A review of Beating for Light by Geoff Akers

Reviewed by Paul Kane

Beating for Light
By Geoff Akers
Juniper Books
January 2006, ISBN-10: 095474280X, Paperback: 311 pages
Available from Amazon UK (see link below) or www.juniperbooks.co.uk

Geoff Akers’ novel tells the story of Isaac Rosenberg, one of the lesser-known but more interesting poets of the First World War. We follow the poet’s life for virtually the whole of its short duration, beginning with his poverty-stricken childhood in the slums of London’s East End and ending with his death on the battlefields of France in 1918, as the Great War – even now perhaps “the war to end all wars” – staggered to its final unseemly end.

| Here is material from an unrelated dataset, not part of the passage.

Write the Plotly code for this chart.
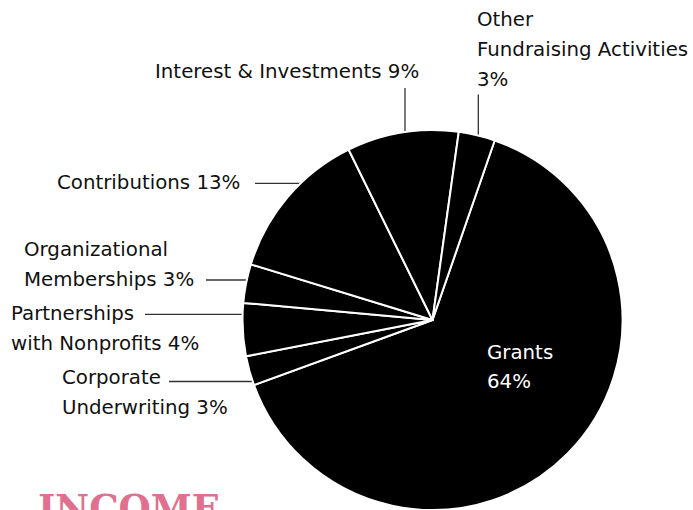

The novel is well-researched and vividly imagined. A great number of Rosenberg’s poems – and some poetic fragments – are given in the novel, and these make his death at a young age all the more poignant. One such poem is the great “Returning, We Hear Larks”, with its sublime final stanza:

Death could drop from the dark
As easily as song –
But song only dropped,
Like a blind man’s dreams on the sand
By dangerous tides,
Like a girl’s dark hair for she dreams no ruin lies there,
Or her kisses where a serpent hides.

On reading these lines, one cannot help but wonder (as we wonder also of Keats and Shelley) what else of greatness Rosenberg might have written, had he lived.

This is an extremely well-written and worthwhile work that will appeal especially to those readers who have found tragedy and beauty in Sebastian Faulks’ Birdsong or Pat Barker’s Regeneration Trilogy. Like these other novels, Beating for Light makes us realise that war – with all its waste, horror and futility – has, too, a human face.